Part of the problem may be old-fashioned ignorance. “Sometimes the kids go through their parents to get them,” he said. “A lot of people didn’t understand what these were. It sort of hit people by surprise.”
For the novice, an e-cigarette is a cylindrical device that, in some cases, looks like a traditional cigarette but that uses a battery-powered heater to turn a nicotine concoction into a vapor. The vapor looks a lot like smoke, but it is virtually odorless.
The ingredients of the liquid formula vary greatly and are not held to any government standards. But because they do not contain tar and some other things found in cigarettes, they do not fall under cigarette regulations. Commercials for the products are showing up on television, and some traditional tobacco companies apparently think they have found a new market.
Part of that market includes current cigarette smokers. A few weeks ago, I saw a colleague my age puffing away on one of these devices. He informed me he was using it to try to quit regular cigarettes. The product is indeed safer than a cigarette, but only by degrees, Numerous sources, including smokefree.gov, report that no scientific study has yet shown e-cigarettes effective in getting people to quit smoking.
The other part of the market, however, includes non-smokers, such as the minors in Weber and Morgan counties. For them, the nicotine is anything but harmless. At a recent legislative subcommittee hearing, Rep. Ray Ward, R-Bountiful — himself a physician — said he sees more teens becoming addicted to nicotine through e-cigarettes than he sees adults who use them to quit smoking.
And yet state lawmakers rejected the idea of regulating and taxing the devices last year (other than through regular sales taxes), and it’s not certain whether they will do so this year. It’s worth noting that Altria Client Services Inc., a division of one of the largest tobacco companies in the United States, contributed $38,700 to Utah lawmakers last year, according to the Utah Lieutenant Governor’s office.

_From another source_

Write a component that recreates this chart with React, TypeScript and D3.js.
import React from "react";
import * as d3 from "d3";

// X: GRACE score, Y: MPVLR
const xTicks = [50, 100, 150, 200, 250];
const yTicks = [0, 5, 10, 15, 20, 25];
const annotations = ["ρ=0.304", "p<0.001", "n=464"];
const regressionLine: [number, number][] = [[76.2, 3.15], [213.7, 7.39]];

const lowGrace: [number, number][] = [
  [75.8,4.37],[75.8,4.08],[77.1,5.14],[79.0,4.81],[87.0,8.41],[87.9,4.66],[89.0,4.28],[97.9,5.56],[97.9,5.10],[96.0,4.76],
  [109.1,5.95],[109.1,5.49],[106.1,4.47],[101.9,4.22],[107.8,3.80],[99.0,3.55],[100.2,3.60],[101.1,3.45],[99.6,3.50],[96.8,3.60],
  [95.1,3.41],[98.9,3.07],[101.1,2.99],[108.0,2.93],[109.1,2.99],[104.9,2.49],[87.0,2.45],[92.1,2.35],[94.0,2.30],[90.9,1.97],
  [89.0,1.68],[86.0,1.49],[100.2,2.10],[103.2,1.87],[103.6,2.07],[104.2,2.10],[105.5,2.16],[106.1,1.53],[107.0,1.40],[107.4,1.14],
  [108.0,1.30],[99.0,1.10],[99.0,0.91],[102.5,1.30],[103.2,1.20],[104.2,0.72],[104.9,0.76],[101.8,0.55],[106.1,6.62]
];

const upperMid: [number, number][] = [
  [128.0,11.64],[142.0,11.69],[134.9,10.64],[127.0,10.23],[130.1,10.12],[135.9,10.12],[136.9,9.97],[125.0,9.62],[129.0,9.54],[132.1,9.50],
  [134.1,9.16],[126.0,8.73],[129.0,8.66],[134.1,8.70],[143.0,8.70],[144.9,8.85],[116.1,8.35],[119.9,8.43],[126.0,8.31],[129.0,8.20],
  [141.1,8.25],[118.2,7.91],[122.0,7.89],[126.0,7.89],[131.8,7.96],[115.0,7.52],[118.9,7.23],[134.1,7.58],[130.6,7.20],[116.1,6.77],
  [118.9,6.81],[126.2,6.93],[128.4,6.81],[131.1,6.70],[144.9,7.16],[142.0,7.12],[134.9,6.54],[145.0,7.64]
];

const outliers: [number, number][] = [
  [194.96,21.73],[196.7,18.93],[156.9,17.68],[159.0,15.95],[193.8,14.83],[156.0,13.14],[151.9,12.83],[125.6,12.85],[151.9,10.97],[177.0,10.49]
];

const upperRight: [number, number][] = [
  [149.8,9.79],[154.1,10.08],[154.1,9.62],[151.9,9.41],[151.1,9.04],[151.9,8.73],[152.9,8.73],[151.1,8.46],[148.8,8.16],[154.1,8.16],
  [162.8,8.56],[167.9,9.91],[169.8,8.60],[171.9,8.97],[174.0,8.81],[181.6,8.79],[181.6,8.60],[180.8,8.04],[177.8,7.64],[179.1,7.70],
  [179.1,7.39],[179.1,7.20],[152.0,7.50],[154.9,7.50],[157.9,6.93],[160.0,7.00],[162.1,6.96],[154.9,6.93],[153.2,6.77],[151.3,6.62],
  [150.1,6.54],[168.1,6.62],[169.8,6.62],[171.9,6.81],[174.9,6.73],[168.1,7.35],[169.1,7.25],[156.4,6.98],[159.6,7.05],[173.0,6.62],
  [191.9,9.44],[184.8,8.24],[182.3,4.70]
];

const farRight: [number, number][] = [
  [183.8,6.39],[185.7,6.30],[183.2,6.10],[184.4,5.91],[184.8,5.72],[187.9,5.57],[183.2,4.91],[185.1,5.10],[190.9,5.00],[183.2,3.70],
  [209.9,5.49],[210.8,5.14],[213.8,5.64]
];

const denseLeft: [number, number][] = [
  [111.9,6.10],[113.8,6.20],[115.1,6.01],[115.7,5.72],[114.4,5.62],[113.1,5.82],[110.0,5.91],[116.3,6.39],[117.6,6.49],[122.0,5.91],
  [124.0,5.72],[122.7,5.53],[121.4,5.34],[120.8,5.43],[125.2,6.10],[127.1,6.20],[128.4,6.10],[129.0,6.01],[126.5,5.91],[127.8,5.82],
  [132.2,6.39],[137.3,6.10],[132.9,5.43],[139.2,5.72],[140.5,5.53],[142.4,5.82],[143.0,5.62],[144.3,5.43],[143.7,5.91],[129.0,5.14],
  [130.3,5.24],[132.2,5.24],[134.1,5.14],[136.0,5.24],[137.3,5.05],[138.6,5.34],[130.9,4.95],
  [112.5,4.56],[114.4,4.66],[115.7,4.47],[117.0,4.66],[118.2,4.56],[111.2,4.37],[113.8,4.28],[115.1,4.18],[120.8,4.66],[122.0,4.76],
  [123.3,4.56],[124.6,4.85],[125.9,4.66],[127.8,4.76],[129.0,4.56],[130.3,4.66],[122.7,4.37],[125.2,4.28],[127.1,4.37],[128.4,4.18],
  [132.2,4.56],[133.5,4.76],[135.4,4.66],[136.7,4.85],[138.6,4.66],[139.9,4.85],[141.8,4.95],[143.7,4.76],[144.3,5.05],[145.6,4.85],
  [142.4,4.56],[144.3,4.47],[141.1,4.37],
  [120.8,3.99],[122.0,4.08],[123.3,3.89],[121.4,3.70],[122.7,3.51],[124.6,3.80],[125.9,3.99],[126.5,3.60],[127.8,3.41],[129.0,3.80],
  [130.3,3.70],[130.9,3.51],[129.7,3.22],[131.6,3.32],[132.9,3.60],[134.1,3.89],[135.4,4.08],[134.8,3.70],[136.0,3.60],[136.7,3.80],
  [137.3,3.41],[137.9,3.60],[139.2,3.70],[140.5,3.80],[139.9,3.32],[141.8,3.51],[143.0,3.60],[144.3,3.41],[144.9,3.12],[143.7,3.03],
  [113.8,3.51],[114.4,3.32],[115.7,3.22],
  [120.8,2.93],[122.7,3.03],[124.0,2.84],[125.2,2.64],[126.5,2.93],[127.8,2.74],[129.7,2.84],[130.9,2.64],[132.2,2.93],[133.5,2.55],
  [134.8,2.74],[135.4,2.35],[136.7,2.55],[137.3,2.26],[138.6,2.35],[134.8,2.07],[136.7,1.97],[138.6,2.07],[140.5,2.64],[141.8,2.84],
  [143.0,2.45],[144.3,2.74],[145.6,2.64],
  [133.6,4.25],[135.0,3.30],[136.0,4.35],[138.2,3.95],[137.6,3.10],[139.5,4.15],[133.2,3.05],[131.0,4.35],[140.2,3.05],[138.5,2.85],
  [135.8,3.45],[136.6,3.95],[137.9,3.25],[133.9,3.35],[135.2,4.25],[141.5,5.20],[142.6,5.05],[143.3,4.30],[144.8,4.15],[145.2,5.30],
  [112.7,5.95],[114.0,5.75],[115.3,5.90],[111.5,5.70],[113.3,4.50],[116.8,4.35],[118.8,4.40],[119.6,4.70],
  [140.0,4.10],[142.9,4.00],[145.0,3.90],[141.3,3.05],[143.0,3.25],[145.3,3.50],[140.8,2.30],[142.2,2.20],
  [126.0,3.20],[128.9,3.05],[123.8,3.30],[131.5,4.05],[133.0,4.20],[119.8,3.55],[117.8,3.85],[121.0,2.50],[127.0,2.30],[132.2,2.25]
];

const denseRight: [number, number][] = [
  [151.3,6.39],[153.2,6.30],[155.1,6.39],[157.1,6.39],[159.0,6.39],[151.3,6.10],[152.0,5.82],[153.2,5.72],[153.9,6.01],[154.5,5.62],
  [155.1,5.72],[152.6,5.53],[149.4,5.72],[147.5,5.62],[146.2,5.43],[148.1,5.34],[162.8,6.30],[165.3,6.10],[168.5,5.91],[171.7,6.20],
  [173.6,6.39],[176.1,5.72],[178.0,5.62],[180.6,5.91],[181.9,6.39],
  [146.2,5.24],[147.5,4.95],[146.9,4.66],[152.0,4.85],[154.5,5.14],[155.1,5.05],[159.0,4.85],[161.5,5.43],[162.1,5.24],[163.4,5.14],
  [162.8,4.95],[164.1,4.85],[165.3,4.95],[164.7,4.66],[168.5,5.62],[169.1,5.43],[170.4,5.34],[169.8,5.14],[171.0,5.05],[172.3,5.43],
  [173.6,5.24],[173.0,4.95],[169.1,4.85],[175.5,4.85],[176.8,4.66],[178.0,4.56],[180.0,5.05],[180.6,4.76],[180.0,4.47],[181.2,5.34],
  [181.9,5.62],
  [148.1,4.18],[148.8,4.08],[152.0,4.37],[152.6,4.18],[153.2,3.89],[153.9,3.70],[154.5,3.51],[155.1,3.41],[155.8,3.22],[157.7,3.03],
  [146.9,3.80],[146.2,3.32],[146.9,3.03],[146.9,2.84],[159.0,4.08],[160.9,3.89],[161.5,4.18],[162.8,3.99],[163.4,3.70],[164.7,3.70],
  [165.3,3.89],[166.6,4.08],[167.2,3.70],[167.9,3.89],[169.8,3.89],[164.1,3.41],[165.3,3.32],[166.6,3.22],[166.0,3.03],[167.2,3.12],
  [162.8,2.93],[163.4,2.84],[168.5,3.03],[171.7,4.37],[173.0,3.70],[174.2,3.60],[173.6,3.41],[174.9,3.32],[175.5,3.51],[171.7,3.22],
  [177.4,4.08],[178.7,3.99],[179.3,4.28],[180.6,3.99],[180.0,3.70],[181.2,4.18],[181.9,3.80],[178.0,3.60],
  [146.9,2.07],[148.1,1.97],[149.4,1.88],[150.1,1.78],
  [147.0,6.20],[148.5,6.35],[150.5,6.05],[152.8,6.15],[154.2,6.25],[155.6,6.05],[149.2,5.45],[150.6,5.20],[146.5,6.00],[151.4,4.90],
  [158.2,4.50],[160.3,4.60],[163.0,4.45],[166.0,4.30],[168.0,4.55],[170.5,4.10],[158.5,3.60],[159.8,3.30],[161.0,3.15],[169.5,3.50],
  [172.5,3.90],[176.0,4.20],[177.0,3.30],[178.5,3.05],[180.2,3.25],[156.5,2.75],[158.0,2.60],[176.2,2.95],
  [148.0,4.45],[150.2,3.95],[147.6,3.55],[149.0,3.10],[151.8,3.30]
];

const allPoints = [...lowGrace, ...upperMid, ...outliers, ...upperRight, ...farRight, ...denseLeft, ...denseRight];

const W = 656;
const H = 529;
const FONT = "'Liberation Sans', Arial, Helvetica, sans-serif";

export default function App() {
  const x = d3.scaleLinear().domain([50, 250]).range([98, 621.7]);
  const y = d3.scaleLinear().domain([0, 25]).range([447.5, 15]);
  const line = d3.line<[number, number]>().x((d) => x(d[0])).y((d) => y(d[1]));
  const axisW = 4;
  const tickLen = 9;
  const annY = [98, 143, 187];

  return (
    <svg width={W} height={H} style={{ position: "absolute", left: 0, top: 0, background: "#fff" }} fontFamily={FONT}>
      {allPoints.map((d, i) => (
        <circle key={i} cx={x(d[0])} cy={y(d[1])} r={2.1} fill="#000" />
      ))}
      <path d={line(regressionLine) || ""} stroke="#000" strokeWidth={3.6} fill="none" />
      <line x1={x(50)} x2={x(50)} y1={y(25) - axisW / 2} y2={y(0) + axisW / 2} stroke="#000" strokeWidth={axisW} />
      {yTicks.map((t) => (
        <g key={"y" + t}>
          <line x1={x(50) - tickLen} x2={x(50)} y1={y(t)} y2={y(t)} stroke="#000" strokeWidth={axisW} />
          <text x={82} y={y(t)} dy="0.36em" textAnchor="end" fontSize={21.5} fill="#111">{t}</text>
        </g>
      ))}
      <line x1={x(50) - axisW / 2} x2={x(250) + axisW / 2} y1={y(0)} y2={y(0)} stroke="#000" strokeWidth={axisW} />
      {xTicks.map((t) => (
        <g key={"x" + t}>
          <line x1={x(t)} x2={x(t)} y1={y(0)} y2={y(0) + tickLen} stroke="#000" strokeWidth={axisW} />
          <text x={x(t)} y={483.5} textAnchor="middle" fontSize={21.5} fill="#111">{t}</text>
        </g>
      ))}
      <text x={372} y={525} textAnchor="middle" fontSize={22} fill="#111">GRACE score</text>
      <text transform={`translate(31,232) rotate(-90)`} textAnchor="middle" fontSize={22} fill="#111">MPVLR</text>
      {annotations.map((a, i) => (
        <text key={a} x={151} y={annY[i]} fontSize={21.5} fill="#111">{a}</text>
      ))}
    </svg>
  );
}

Bennion told lawmakers he is seeing an “epidemic” that is putting the health of young people at risk. He and other health directors in Utah don’t have the patience to wait for the Legislature. Last November, the Weber-Morgan Health District began charging a permit fee for selling e-cigarettes. In March, officials will begin checking stores for compliance to its rules, including not selling to minors.

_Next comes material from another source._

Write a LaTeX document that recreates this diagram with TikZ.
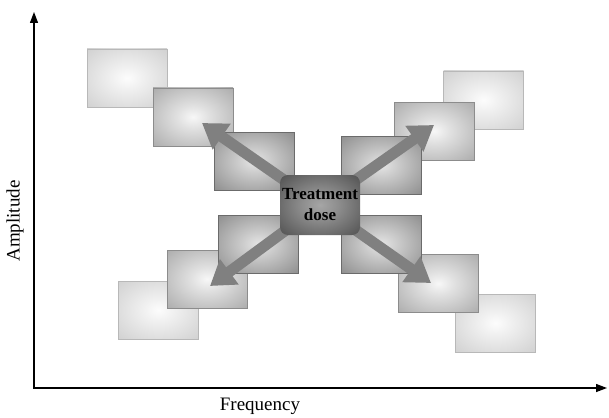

But it would be more effective if they had a strong state law behind them (it’s already illegal to sell them to minors), and if their efforts were supported by a tax on the devices.
For that matter, it would be better if the FDA would research and regulate e-cigarettes from Washington.
One Utah lawmaker argued recently that public policy won’t change how people act. The reduction in cigarette smoking since the government took action more than 40 years ago argues otherwise.
For the sake of kids in Weber and Morgan counties, and all through the state, the time for dithering on this issue is over.